#### THE REQUEST
Examine the material below. Gather every line in which the string "that" appears.

** Start of DATASET **

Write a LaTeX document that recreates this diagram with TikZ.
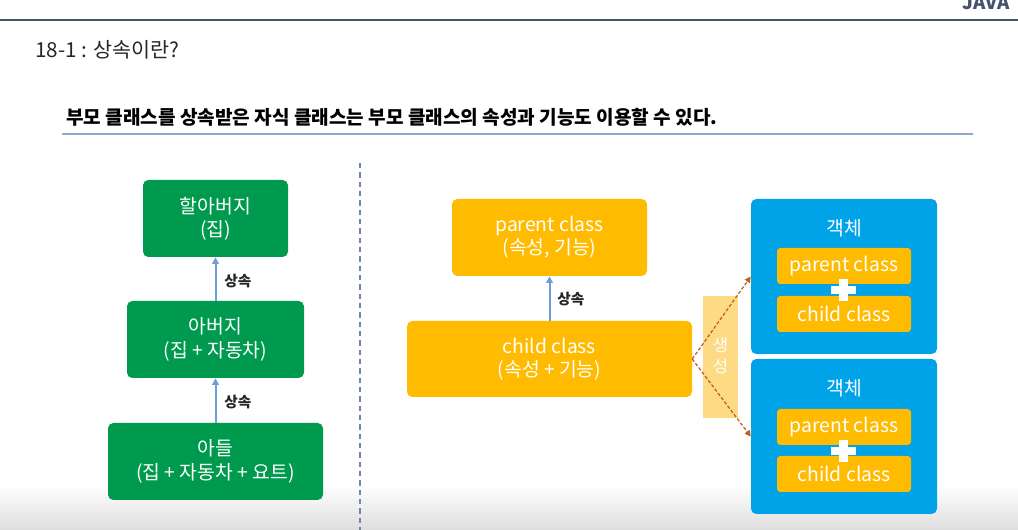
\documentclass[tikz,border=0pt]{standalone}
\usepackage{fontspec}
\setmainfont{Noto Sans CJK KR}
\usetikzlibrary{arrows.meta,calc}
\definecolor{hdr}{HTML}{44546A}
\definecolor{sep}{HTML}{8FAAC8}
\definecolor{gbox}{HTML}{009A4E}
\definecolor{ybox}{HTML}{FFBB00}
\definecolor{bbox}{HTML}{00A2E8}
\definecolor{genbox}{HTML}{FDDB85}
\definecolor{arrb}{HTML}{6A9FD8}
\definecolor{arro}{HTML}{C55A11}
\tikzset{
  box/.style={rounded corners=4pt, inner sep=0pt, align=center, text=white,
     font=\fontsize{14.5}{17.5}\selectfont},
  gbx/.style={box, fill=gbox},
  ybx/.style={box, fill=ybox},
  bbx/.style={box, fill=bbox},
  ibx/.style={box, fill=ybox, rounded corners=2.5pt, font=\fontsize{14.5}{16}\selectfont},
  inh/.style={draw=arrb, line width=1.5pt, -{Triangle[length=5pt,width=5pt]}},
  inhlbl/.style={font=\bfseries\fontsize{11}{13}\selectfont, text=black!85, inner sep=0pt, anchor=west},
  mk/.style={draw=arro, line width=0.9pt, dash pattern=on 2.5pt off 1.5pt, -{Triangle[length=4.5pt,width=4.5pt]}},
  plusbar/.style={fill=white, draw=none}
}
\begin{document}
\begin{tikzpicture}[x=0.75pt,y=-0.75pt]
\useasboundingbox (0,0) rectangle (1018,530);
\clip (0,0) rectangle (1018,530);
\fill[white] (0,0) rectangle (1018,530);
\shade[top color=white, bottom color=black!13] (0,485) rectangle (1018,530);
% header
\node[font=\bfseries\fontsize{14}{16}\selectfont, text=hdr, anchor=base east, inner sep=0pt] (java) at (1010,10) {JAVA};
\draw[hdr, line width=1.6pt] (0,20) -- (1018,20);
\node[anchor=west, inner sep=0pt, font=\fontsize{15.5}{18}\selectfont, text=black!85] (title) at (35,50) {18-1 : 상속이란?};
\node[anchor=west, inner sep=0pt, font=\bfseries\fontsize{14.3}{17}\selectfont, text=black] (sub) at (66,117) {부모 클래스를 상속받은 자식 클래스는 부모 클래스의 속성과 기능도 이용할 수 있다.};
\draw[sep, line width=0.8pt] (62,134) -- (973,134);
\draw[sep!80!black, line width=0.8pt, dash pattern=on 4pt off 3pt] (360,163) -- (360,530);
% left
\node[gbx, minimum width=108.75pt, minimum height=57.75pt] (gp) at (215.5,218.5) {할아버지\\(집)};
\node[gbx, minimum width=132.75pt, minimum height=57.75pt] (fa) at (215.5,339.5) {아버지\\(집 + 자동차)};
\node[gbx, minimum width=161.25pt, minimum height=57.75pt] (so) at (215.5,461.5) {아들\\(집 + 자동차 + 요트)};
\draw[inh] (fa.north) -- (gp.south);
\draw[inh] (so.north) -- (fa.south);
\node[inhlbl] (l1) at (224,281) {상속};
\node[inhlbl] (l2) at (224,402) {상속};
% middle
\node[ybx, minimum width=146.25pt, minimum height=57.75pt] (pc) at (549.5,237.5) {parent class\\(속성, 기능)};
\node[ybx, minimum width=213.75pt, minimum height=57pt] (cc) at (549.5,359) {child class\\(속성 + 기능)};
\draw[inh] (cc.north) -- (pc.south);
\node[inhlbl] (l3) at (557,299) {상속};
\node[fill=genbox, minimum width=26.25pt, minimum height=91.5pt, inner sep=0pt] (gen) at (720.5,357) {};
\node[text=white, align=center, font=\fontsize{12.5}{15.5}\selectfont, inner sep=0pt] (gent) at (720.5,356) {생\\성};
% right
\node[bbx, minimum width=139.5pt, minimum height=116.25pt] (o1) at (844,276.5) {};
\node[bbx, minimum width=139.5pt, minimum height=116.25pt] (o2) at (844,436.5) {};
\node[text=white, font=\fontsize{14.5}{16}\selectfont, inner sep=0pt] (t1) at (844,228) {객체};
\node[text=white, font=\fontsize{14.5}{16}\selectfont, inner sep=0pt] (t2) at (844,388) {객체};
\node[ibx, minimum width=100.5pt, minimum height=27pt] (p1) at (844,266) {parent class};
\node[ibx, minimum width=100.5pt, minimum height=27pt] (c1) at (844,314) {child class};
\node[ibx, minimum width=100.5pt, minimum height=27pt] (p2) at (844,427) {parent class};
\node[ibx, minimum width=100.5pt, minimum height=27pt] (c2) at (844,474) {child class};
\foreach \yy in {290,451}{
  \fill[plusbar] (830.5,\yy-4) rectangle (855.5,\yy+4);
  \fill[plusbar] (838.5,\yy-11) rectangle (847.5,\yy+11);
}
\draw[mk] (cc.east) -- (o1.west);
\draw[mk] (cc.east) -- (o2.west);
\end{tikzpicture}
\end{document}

** End of DATASET **
** Start of DATASET **

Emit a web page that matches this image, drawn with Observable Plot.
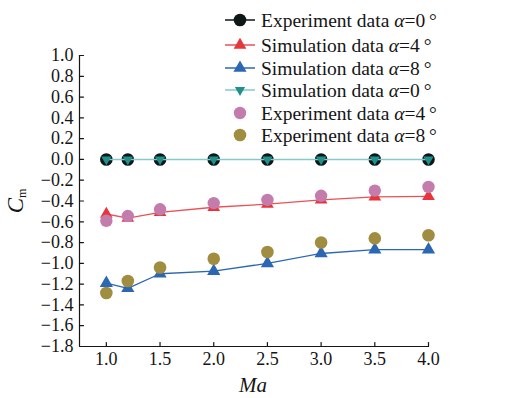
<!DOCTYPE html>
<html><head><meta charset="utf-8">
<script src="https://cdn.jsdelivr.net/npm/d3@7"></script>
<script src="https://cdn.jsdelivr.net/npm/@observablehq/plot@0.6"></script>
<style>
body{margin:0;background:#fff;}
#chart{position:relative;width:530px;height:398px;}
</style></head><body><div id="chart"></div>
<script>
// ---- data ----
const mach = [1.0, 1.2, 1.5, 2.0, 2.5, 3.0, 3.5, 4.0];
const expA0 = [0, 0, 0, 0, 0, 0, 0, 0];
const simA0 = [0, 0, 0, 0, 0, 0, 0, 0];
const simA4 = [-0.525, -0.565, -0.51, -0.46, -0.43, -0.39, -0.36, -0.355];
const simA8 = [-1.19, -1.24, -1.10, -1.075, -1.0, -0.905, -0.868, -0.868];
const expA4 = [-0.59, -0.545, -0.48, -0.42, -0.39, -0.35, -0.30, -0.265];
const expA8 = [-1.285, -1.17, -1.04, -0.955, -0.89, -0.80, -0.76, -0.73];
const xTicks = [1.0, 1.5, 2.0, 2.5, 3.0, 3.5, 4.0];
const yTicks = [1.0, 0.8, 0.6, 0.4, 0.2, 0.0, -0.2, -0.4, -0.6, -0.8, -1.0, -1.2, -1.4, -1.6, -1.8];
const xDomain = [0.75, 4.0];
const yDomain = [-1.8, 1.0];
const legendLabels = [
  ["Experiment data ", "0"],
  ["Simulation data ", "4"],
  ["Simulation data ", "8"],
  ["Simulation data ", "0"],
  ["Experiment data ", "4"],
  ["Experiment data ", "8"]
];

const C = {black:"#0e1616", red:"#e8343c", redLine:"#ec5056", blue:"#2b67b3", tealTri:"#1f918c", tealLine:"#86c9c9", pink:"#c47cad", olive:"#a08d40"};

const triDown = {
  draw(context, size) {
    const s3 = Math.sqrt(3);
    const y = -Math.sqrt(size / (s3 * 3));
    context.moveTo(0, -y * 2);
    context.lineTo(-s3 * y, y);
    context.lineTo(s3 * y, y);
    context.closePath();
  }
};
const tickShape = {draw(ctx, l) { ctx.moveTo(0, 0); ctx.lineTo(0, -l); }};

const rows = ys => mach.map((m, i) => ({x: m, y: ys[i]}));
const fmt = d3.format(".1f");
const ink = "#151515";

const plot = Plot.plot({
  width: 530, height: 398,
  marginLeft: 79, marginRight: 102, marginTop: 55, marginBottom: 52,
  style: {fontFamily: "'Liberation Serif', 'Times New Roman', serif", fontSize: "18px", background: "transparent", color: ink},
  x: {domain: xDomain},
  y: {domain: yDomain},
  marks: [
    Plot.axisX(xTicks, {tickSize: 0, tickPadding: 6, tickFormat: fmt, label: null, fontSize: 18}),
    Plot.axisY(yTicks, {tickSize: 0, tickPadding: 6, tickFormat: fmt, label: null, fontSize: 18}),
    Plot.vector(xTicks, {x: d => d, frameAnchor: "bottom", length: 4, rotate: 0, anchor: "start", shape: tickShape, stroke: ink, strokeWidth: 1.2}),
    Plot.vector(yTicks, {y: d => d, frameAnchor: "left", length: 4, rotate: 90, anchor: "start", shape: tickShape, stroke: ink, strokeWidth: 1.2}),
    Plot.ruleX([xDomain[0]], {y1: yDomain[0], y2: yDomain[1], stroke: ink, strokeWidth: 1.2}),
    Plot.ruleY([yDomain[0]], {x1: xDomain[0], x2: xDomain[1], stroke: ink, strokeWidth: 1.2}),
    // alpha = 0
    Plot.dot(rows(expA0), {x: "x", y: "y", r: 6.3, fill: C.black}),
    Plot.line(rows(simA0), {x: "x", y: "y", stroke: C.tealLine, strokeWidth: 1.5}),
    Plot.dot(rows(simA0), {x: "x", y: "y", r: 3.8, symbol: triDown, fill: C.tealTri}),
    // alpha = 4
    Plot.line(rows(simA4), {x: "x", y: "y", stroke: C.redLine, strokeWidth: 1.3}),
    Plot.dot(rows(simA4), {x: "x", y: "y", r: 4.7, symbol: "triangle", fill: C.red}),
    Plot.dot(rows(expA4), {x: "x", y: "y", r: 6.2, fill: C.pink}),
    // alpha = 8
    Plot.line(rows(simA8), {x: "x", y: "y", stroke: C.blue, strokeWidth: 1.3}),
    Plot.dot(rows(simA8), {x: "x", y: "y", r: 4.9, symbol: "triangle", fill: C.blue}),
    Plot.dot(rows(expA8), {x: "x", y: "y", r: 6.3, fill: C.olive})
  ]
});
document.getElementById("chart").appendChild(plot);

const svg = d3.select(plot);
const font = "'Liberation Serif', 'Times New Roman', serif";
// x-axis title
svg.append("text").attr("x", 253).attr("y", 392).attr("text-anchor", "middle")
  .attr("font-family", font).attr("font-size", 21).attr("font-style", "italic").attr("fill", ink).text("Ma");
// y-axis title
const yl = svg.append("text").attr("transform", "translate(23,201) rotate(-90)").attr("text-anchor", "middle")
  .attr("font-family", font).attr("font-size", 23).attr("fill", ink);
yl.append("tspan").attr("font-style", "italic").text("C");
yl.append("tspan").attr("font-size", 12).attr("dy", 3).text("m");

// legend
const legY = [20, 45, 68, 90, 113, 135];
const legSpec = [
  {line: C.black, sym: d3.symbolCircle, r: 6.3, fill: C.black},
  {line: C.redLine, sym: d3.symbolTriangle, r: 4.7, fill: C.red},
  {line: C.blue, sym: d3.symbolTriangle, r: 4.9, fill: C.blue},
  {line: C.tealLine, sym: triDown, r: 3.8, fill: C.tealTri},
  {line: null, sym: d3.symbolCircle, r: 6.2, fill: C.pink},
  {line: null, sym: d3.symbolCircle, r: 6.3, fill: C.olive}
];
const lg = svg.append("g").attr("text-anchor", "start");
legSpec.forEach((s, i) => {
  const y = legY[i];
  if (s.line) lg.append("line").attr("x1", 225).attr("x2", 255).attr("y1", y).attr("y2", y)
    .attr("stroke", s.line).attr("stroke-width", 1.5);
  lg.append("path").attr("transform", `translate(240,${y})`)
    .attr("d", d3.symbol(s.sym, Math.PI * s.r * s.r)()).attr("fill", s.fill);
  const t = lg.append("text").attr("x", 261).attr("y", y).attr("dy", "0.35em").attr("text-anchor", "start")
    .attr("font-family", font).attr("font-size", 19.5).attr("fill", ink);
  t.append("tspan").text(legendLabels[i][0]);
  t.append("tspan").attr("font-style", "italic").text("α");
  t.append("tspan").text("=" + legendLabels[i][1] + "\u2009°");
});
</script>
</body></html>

** End of DATASET **

#### RESPONSE TO THIS TASK
Write a LaTeX document that recreates this diagram with TikZ.
Emit a web page that matches this image, drawn with Observable Plot.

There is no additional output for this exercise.